I Fold.

I had a dream about Dad the other night.

He had this basement installed in the house, which — whatever — and he wanted to show me all of the antiques he had started collecting. It was a bizarre collection of ugly statues and souvenirs from places he’d never been. Some he bragged about scoring off eBay. Some still had tags from garage sales.

My father, as far as I know, never stepped foot in an actual garage sale.

The objects were all disturbing. There were weird mechanical creatures that moved when you turned a crank, or were designed to hold cigarettes or toothpicks. He kept them in cages because he was worried about people stealing his things. He wanted to show me his prized possession, something he was keeping way in the back.

Next to a small Frosty the Snowman in a glass box (something we actually have that appears every Christmas with the decorations), he had this weird Al Jolson statue. I am pretty sure it was the most racist thing I’ve ever seen. “Ain’t that something?” he asked me.

Dad was standing next to me and I could see him and smell him and when his feet moved on the cement I could hear the shuffle of his slippers, that sound of Dad walking around the house, the sound of Dad home late at night or on a Sunday morning. He was there and he was next to me and he was talking to me and sure I didn’t want to look at what he was showing me but I didn’t care because he was right there.

And then I woke up.

There is nothing more horrible than the moment. Because it seems so simple. Close your eyes and he exists. He’s alive and happy, with collectibles and worn slippers and a cup of coffee in his hand. Open your eyes and he’s gone. You have to remember, have to force yourself to remember that he is always going to be gone.

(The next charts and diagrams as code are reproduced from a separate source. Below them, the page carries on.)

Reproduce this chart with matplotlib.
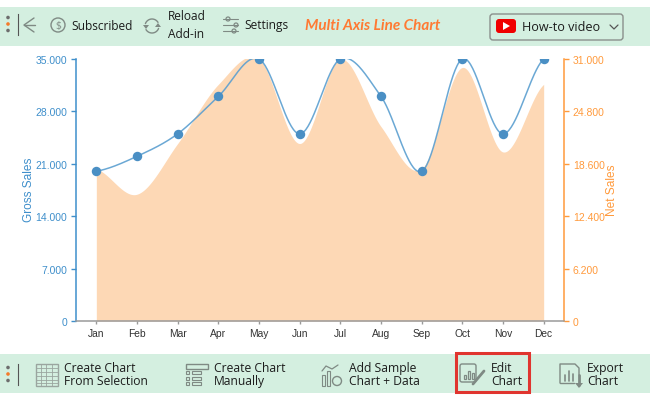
import numpy as np
import matplotlib
matplotlib.use("Agg")
import matplotlib.pyplot as plt
from matplotlib.patches import Rectangle, Circle, FancyBboxPatch, Polygon

# =========================
# DATA
# =========================
months = ["Jan", "Feb", "Mar", "Apr", "May", "Jun", "Jul", "Aug", "Sep", "Oct", "Nov", "Dec"]
gross_sales = [20000, 22000, 25000, 30000, 35000, 25000, 35000, 30000, 20000, 35000, 25000, 35000]
net_sales = [18000, 15000, 21000, 28000, 31000, 21000, 31000, 23000, 18000, 30000, 20000, 28000]
gross_ticks = [0, 7000, 14000, 21000, 28000, 35000]
gross_tick_labels = ["0", "7.000", "14.000", "21.000", "28.000", "35.000"]
net_ticks = [0, 6200, 12400, 18600, 24800, 31000]
net_tick_labels = ["0", "6.200", "12.400", "18.600", "24.800", "31.000"]

BLUE = "#3f8fcb"
ORANGE = "#ff9a3c"
GREEN = "#d4efe0"
ICON = "#7f8a84"
UI_FONT = ["Open Sans", "DejaVu Sans"]
W, H = 650, 402


def cardinal(values, n=40):
    # Catmull-Rom through the points, end tangents as in d3 curveCardinal
    y = np.asarray(values, dtype=float)
    pts = np.concatenate([[y[0]], y, [y[-1]]])
    xs, ys = [], []
    for i in range(len(y) - 1):
        t = np.linspace(0, 1, n)
        p0, p1, p2, p3 = pts[i], pts[i + 1], pts[i + 2], pts[i + 3]
        m1 = (p2 - p0) / 2
        m2 = (p3 - p1) / 2
        ys.append((2*t**3 - 3*t**2 + 1)*p1 + (t**3 - 2*t**2 + t)*m1
                  + (-2*t**3 + 3*t**2)*p2 + (t**3 - t**2)*m2)
        xs.append(i + t)
    return np.concatenate(xs), np.concatenate(ys)


plt.rcParams["font.family"] = ["Liberation Sans", "DejaVu Sans"]
fig = plt.figure(figsize=(W / 100, H / 100), dpi=100)

# =========================
# TOOLBARS (pixel coordinates)
# =========================
ui = fig.add_axes([0, 0, 1, 1])
ui.set_xlim(0, W)
ui.set_ylim(H, 0)
ui.axis("off")

ui.add_patch(Rectangle((0, 8), W, 39, color=GREEN, lw=0))
ui.add_patch(Rectangle((0, 355), W, 39, color=GREEN, lw=0))


def label(x, y, s, **kw):
    kw.setdefault("fontsize", 8.6)
    kw.setdefault("color", "#1c1c1c")
    kw.setdefault("family", UI_FONT)
    ui.text(x, y, s, va="center", ha="left", **kw)


def dots(y):
    for dy, c in zip((-6.5, 0, 6.5), ("#6d6d6d", "#f47a2a", "#6d6d6d")):
        ui.add_patch(Circle((8, y + dy), 1.8, color=c, lw=0))
    ui.plot([17.5, 17.5], [y - 10, y + 11], color="#555555", lw=0.8)


def line(xs, ys, lw=1.0, color=ICON):
    ui.plot(xs, ys, color=color, lw=lw, solid_capstyle="round")


def box(x, y, w, h, lw=1.0, color=ICON):
    ui.add_patch(Rectangle((x, y), w, h, fill=False, ec=color, lw=lw))


# top bar
dots(25)
line([34, 24, 34], [19, 26, 33])
line([24, 35], [26, 26])
ui.add_patch(Circle((58, 26), 7, fill=False, ec=ICON, lw=1.0))
ui.text(58, 26, "$", fontsize=7.5, color=ICON, ha="center", va="center", family=UI_FONT)
label(71, 26, "Subscribed")
a = np.linspace(0.35, 2.6, 30)
line(152 + 7 * np.cos(a), 27 + 7 * np.sin(a))
line(152 + 7 * np.cos(a + np.pi), 27 + 7 * np.sin(a + np.pi))
ui.add_patch(Polygon([[143, 26], [149, 26], [146, 30]], color=ICON, lw=0))
ui.add_patch(Polygon([[155, 28], [161, 28], [158, 24]], color=ICON, lw=0))
label(168, 17, "Reload")
label(168, 35, "Add-in")
for y, cx in ((20, 228), (26, 236), (32, 234)):
    line([223, 238], [y, y], lw=0.8)
    ui.add_patch(Circle((cx, y), 2, fc=GREEN, ec=ICON, lw=0.9))
label(244, 26, "Settings")
ui.text(305, 26, "Multi Axis Line Chart", fontsize=11, color="#ff7a33", style="italic",
        weight="bold", va="center", ha="left", family=["Lato", "DejaVu Sans"])
ui.add_patch(FancyBboxPatch((490, 15), 133, 26, boxstyle="round,pad=0,rounding_size=3",
                            fc=GREEN, ec="#8a8f8c", lw=1.0))
ui.add_patch(FancyBboxPatch((496, 20), 20, 14, boxstyle="round,pad=0,rounding_size=3",
                            fc="#f00000", ec="none"))
ui.add_patch(Polygon([[503, 23], [503, 31], [510, 27]], color="white", lw=0))
label(522, 27.5, "How-to video", fontsize=9.1)
line([610, 614, 618], [26, 30, 26], color="#555555", lw=0.9)

# bottom bar
dots(375)
box(36, 365, 22, 22, color="#9aa59f")
for y in (369, 373, 377, 381, 384):
    line([36, 58], [y, y], lw=0.6, color="#9aa59f")
for x in (41, 46, 52):
    line([x, x], [365, 387], lw=0.6, color="#9aa59f")
label(64, 369, "Create Chart", fontsize=8.7)
label(64, 382, "From Selection", fontsize=8.7)
box(186, 365, 22, 5)
for y in (373, 379, 384):
    box(186, y - 1.5, 3, 3, lw=0.8)
    box(192, y - 1.5, 9, 3, lw=0.8)
label(214, 369, "Create Chart", fontsize=8.7)
label(214, 382, "Manually", fontsize=8.7)
line([322, 326, 332, 338], [372, 367, 370, 366], lw=0.9)
for x, top in ((322, 376), (327, 372)):
    box(x, top, 3, 387 - top, lw=0.8)
ui.add_patch(Circle((337, 382), 4.5, fc=GREEN, ec=ICON, lw=1))
label(349, 369, "Add Sample", fontsize=8.7)
label(349, 382, "Chart + Data", fontsize=8.7)
ui.add_patch(Rectangle((456, 354), 73, 39, fill=False, ec="#e0352f", lw=2.2))
ui.add_patch(FancyBboxPatch((460, 365), 16, 18, boxstyle="round,pad=0,rounding_size=2",
                            fill=False, ec=ICON, lw=1.0))
for x, top in ((464, 376), (468, 372), (472, 374)):
    box(x, top, 2, 380 - top, lw=0.9)
line([473, 484], [385, 372], lw=2.0)
label(491, 369, "Edit", fontsize=8.7)
label(491, 382, "Chart", fontsize=8.7)
line([560, 560, 575, 579, 579], [384, 365, 365, 369, 376])
line([560, 574], [384, 384])
for x, top in ((565, 376), (569, 372), (573, 375)):
    line([x, x], [top, 382], lw=1.2)
line([579, 579], [376, 386], lw=2)
ui.add_patch(Polygon([[575, 384], [583, 384], [579, 389]], color=ICON, lw=0))
label(587, 369, "Export", fontsize=8.7)
label(587, 382, "Chart", fontsize=8.7)

# =========================
# CHART
# =========================
rect = [76 / W, 1 - 322 / H, (564 - 76) / W, (322 - 60) / H]
ax = fig.add_axes(rect)
ax.patch.set_alpha(0)
ax2 = ax.twinx()
ax.set_zorder(3)
ax2.set_zorder(2)
ax2.patch.set_alpha(0)

ax.set_xlim(-0.5, 11.5)
ax.set_ylim(0, 35000)
ax2.set_ylim(0, 31000)

x_net, y_net = cardinal(net_sales)
ax2.fill_between(x_net, 0, y_net, color="#fdd8b5", lw=0)

x_gross, y_gross = cardinal(gross_sales)
ax.plot(x_gross, y_gross, color="#5b9fd0", lw=1.1, alpha=0.9)
ax.plot(range(len(months)), gross_sales, "o", color="#4a8fc4", ms=6.8, mew=0)

ax.set_xticks(range(len(months)))
ax.set_xticklabels(months)
ax.set_yticks(gross_ticks)
ax.set_yticklabels(gross_tick_labels)
ax2.set_yticks(net_ticks)
ax2.set_yticklabels(net_tick_labels)

ax.tick_params(axis="x", length=2.2, width=1, color="#9a9a9a", labelcolor="#333333", labelsize=7.4, pad=2.5)
ax.tick_params(axis="y", length=3.8, width=1, color=BLUE, labelcolor=BLUE, labelsize=7.5, pad=2.5)
ax2.tick_params(axis="y", length=3.8, width=1, color=ORANGE, labelcolor=ORANGE, labelsize=7.5, pad=2.5)

for a_ in (ax, ax2):
    a_.spines["top"].set_visible(False)
    a_.spines["left"].set_visible(False)
    a_.spines["right"].set_visible(False)
    a_.spines["bottom"].set_visible(False)
ax.spines["left"].set_visible(True)
ax.spines["left"].set_color(BLUE)
ax.spines["left"].set_linewidth(1.1)
ax.spines["bottom"].set_visible(True)
ax.spines["bottom"].set_color("#9a9a9a")
ax.spines["bottom"].set_linewidth(1.1)
ax2.spines["right"].set_visible(True)
ax2.spines["right"].set_color(ORANGE)
ax2.spines["right"].set_linewidth(1.1)

ui.text(29, 190, "Gross Sales", rotation=90, color=BLUE, fontsize=8.6, ha="center", va="center")
ui.text(612, 190, "Net Sales", rotation=90, color=ORANGE, fontsize=8.6, ha="center", va="center")

fig.savefig("out.png", dpi=100)
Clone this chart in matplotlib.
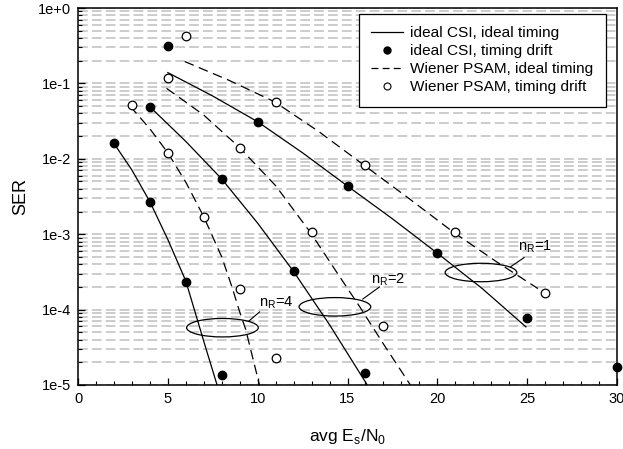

Close your eyes again. Try to push back to that. Try to fall into the dream again. But you can’t. Because you remembered. And if you try to go back to that dream, it’ll be different. You’ll know it’s all fake, fabricated as a pacifier. Not the real thing.

A blink of an eye. That’s all it takes. Your brain won’t let you fool yourself for very long. He’s gone. All you can do is cry about it, and wish for more dreams.